■ **THE TASK**:
Return every line below as is, leaving out the pictures.

■ **SOURCE EXCERPT**:

begin

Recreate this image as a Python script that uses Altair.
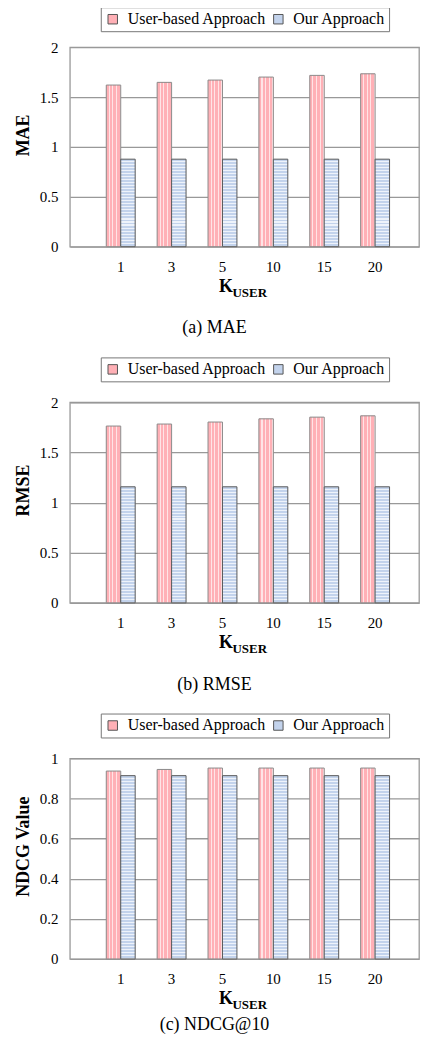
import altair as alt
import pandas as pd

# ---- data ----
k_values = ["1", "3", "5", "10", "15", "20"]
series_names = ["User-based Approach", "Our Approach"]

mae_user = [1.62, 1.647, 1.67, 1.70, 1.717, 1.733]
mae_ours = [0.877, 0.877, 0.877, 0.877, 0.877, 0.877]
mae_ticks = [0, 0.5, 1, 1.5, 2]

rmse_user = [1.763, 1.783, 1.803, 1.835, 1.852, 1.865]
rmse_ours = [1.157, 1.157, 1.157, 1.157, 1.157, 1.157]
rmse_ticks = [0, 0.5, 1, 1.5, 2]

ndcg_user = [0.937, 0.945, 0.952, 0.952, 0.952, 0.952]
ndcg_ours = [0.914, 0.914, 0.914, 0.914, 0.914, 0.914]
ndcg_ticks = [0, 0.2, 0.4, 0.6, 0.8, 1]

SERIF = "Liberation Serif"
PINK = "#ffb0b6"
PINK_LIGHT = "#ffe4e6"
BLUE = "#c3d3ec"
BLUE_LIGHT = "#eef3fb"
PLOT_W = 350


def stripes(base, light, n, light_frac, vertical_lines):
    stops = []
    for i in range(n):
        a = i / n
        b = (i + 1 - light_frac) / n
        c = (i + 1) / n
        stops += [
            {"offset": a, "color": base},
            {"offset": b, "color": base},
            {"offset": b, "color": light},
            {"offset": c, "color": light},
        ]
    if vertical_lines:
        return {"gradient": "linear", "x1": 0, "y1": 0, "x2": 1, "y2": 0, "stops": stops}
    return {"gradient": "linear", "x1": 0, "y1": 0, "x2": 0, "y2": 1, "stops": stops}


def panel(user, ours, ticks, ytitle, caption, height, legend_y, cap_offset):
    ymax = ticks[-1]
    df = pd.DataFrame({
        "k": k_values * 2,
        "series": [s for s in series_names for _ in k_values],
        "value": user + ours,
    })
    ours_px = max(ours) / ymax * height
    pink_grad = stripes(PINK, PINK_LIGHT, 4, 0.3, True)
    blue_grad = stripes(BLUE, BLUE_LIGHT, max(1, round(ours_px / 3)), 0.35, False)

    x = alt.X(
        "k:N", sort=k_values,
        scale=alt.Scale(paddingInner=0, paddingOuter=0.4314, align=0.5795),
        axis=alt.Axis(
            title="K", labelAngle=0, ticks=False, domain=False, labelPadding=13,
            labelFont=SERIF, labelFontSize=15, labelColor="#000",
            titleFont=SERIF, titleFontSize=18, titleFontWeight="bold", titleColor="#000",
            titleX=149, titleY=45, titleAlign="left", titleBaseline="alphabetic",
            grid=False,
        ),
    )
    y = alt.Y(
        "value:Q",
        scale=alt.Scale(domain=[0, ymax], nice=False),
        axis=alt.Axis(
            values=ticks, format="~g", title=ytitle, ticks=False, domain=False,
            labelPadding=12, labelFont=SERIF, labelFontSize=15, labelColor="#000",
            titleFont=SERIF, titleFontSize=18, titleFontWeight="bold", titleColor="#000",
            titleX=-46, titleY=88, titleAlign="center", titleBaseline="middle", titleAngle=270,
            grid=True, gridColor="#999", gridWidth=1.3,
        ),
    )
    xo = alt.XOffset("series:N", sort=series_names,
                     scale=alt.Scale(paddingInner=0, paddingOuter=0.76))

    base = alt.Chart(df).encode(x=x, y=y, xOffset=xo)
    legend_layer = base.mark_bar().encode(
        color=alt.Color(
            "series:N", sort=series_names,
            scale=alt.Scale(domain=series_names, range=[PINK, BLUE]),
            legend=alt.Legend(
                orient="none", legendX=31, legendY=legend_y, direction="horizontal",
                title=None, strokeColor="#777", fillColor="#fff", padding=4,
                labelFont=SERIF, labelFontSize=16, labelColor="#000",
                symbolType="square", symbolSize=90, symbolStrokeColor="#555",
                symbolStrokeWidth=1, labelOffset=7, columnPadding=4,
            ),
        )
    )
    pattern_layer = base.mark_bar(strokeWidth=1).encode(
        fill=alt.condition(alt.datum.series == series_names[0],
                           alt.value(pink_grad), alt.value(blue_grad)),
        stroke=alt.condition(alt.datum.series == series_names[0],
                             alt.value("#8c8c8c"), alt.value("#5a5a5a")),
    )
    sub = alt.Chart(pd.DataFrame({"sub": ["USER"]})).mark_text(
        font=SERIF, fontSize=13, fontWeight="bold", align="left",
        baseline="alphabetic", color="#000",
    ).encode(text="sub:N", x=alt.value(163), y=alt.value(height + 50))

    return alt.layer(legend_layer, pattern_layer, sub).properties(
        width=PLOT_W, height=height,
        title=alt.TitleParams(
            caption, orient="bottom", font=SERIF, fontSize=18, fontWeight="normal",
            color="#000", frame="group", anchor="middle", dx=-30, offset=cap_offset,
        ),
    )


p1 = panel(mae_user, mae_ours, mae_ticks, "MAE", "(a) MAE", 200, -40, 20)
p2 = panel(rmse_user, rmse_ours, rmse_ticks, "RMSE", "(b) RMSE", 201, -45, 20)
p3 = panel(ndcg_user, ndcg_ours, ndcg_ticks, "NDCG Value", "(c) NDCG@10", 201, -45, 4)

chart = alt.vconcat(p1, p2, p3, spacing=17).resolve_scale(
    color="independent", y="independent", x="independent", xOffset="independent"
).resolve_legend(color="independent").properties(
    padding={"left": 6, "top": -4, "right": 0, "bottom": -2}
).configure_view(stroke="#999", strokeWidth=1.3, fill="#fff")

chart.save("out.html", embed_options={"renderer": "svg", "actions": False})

end

■ **EXPECTED ANSWER**:
Recreate this image as a Python script that uses Altair.
import altair as alt
import pandas as pd

# ---- data ----
k_values = ["1", "3", "5", "10", "15", "20"]
series_names = ["User-based Approach", "Our Approach"]

mae_user = [1.62, 1.647, 1.67, 1.70, 1.717, 1.733]
mae_ours = [0.877, 0.877, 0.877, 0.877, 0.877, 0.877]
mae_ticks = [0, 0.5, 1, 1.5, 2]

rmse_user = [1.763, 1.783, 1.803, 1.835, 1.852, 1.865]
rmse_ours = [1.157, 1.157, 1.157, 1.157, 1.157, 1.157]
rmse_ticks = [0, 0.5, 1, 1.5, 2]

ndcg_user = [0.937, 0.945, 0.952, 0.952, 0.952, 0.952]
ndcg_ours = [0.914, 0.914, 0.914, 0.914, 0.914, 0.914]
ndcg_ticks = [0, 0.2, 0.4, 0.6, 0.8, 1]

SERIF = "Liberation Serif"
PINK = "#ffb0b6"
PINK_LIGHT = "#ffe4e6"
BLUE = "#c3d3ec"
BLUE_LIGHT = "#eef3fb"
PLOT_W = 350


def stripes(base, light, n, light_frac, vertical_lines):
    stops = []
    for i in range(n):
        a = i / n
        b = (i + 1 - light_frac) / n
        c = (i + 1) / n
        stops += [
            {"offset": a, "color": base},
            {"offset": b, "color": base},
            {"offset": b, "color": light},
            {"offset": c, "color": light},
        ]
    if vertical_lines:
        return {"gradient": "linear", "x1": 0, "y1": 0, "x2": 1, "y2": 0, "stops": stops}
    return {"gradient": "linear", "x1": 0, "y1": 0, "x2": 0, "y2": 1, "stops": stops}


def panel(user, ours, ticks, ytitle, caption, height, legend_y, cap_offset):
    ymax = ticks[-1]
    df = pd.DataFrame({
        "k": k_values * 2,
        "series": [s for s in series_names for _ in k_values],
        "value": user + ours,
    })
    ours_px = max(ours) / ymax * height
    pink_grad = stripes(PINK, PINK_LIGHT, 4, 0.3, True)
    blue_grad = stripes(BLUE, BLUE_LIGHT, max(1, round(ours_px / 3)), 0.35, False)

    x = alt.X(
        "k:N", sort=k_values,
        scale=alt.Scale(paddingInner=0, paddingOuter=0.4314, align=0.5795),
        axis=alt.Axis(
            title="K", labelAngle=0, ticks=False, domain=False, labelPadding=13,
            labelFont=SERIF, labelFontSize=15, labelColor="#000",
            titleFont=SERIF, titleFontSize=18, titleFontWeight="bold", titleColor="#000",
            titleX=149, titleY=45, titleAlign="left", titleBaseline="alphabetic",
            grid=False,
        ),
    )
    y = alt.Y(
        "value:Q",
        scale=alt.Scale(domain=[0, ymax], nice=False),
        axis=alt.Axis(
            values=ticks, format="~g", title=ytitle, ticks=False, domain=False,
            labelPadding=12, labelFont=SERIF, labelFontSize=15, labelColor="#000",
            titleFont=SERIF, titleFontSize=18, titleFontWeight="bold", titleColor="#000",
            titleX=-46, titleY=88, titleAlign="center", titleBaseline="middle", titleAngle=270,
            grid=True, gridColor="#999", gridWidth=1.3,
        ),
    )
    xo = alt.XOffset("series:N", sort=series_names,
                     scale=alt.Scale(paddingInner=0, paddingOuter=0.76))

    base = alt.Chart(df).encode(x=x, y=y, xOffset=xo)
    legend_layer = base.mark_bar().encode(
        color=alt.Color(
            "series:N", sort=series_names,
            scale=alt.Scale(domain=series_names, range=[PINK, BLUE]),
            legend=alt.Legend(
                orient="none", legendX=31, legendY=legend_y, direction="horizontal",
                title=None, strokeColor="#777", fillColor="#fff", padding=4,
                labelFont=SERIF, labelFontSize=16, labelColor="#000",
                symbolType="square", symbolSize=90, symbolStrokeColor="#555",
                symbolStrokeWidth=1, labelOffset=7, columnPadding=4,
            ),
        )
    )
    pattern_layer = base.mark_bar(strokeWidth=1).encode(
        fill=alt.condition(alt.datum.series == series_names[0],
                           alt.value(pink_grad), alt.value(blue_grad)),
        stroke=alt.condition(alt.datum.series == series_names[0],
                             alt.value("#8c8c8c"), alt.value("#5a5a5a")),
    )
    sub = alt.Chart(pd.DataFrame({"sub": ["USER"]})).mark_text(
        font=SERIF, fontSize=13, fontWeight="bold", align="left",
        baseline="alphabetic", color="#000",
    ).encode(text="sub:N", x=alt.value(163), y=alt.value(height + 50))

    return alt.layer(legend_layer, pattern_layer, sub).properties(
        width=PLOT_W, height=height,
        title=alt.TitleParams(
            caption, orient="bottom", font=SERIF, fontSize=18, fontWeight="normal",
            color="#000", frame="group", anchor="middle", dx=-30, offset=cap_offset,
        ),
    )


p1 = panel(mae_user, mae_ours, mae_ticks, "MAE", "(a) MAE", 200, -40, 20)
p2 = panel(rmse_user, rmse_ours, rmse_ticks, "RMSE", "(b) RMSE", 201, -45, 20)
p3 = panel(ndcg_user, ndcg_ours, ndcg_ticks, "NDCG Value", "(c) NDCG@10", 201, -45, 4)

chart = alt.vconcat(p1, p2, p3, spacing=17).resolve_scale(
    color="independent", y="independent", x="independent", xOffset="independent"
).resolve_legend(color="independent").properties(
    padding={"left": 6, "top": -4, "right": 0, "bottom": -2}
).configure_view(stroke="#999", strokeWidth=1.3, fill="#fff")

chart.save("out.html", embed_options={"renderer": "svg", "actions": False})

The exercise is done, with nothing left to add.